◆ Work to complete:
Skip the pictures. Set down, word for word, the lines from the start of the material up to and including the line with "minimum height=40.5pt, txt]".

◆ Collected material:
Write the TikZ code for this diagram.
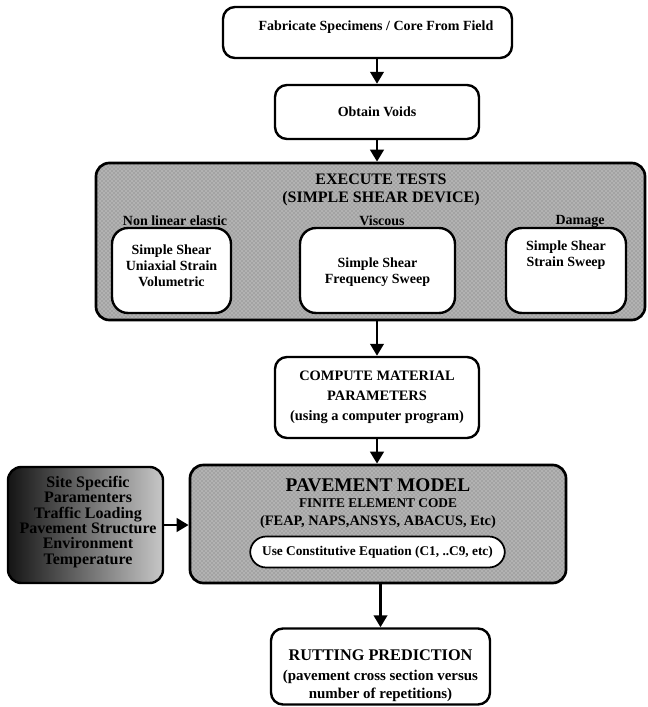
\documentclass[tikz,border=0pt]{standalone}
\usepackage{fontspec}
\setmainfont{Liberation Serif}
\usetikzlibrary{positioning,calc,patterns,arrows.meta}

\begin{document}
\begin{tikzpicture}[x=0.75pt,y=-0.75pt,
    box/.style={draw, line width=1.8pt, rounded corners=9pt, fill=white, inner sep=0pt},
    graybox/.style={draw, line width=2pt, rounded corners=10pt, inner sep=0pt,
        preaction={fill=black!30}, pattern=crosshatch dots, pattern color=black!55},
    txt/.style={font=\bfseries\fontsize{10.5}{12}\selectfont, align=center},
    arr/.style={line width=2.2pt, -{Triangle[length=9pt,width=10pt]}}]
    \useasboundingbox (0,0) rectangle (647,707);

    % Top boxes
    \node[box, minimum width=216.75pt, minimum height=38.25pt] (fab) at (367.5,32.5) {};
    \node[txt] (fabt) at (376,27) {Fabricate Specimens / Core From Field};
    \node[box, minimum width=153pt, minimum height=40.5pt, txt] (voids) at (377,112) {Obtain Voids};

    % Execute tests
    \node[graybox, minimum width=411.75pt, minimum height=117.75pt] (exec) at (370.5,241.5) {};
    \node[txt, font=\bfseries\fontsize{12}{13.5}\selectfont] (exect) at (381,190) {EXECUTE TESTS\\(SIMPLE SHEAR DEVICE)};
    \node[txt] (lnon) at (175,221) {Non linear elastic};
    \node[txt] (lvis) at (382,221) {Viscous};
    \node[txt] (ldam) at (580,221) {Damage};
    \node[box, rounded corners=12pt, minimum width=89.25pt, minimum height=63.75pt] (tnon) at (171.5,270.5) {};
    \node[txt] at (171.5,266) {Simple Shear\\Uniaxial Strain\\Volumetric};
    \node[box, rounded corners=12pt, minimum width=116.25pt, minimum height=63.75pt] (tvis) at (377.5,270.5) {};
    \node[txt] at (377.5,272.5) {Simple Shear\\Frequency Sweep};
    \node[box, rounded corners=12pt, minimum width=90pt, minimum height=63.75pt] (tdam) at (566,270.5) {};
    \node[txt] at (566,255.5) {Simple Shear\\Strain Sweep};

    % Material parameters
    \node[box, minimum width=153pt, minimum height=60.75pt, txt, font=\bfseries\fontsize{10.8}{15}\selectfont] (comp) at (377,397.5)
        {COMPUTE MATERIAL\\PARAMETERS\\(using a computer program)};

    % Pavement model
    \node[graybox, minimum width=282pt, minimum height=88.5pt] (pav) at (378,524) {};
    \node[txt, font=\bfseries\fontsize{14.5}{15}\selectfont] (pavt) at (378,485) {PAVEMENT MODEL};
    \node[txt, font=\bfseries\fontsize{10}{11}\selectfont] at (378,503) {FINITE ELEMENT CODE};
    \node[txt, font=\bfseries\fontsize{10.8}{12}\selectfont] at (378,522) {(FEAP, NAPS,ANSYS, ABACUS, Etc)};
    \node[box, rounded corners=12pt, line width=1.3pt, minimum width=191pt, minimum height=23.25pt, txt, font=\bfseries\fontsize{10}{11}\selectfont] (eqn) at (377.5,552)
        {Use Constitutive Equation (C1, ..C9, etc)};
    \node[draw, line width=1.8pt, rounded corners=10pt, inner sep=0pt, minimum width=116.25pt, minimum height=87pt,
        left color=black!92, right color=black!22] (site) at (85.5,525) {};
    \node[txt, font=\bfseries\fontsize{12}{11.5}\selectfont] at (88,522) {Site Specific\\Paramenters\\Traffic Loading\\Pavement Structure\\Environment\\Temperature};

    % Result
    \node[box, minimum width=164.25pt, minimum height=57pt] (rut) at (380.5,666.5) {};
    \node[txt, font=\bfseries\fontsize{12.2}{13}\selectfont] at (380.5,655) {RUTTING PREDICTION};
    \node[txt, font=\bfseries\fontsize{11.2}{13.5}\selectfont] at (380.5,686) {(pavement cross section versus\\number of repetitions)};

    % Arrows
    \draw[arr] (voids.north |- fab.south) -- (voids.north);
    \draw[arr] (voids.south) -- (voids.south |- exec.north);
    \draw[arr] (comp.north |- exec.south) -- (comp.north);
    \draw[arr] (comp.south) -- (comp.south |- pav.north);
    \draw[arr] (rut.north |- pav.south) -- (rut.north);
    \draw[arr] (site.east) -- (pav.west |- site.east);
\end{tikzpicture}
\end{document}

◆ Result of the exercise:
Write the TikZ code for this diagram.
\documentclass[tikz,border=0pt]{standalone}
\usepackage{fontspec}
\setmainfont{Liberation Serif}
\usetikzlibrary{positioning,calc,patterns,arrows.meta}

\begin{document}
\begin{tikzpicture}[x=0.75pt,y=-0.75pt,
    box/.style={draw, line width=1.8pt, rounded corners=9pt, fill=white, inner sep=0pt},
    graybox/.style={draw, line width=2pt, rounded corners=10pt, inner sep=0pt,
        preaction={fill=black!30}, pattern=crosshatch dots, pattern color=black!55},
    txt/.style={font=\bfseries\fontsize{10.5}{12}\selectfont, align=center},
    arr/.style={line width=2.2pt, -{Triangle[length=9pt,width=10pt]}}]
    \useasboundingbox (0,0) rectangle (647,707);

    % Top boxes
    \node[box, minimum width=216.75pt, minimum height=38.25pt] (fab) at (367.5,32.5) {};
    \node[txt] (fabt) at (376,27) {Fabricate Specimens / Core From Field};
    \node[box, minimum width=153pt, minimum height=40.5pt, txt] (voids) at (377,112) {Obtain Voids};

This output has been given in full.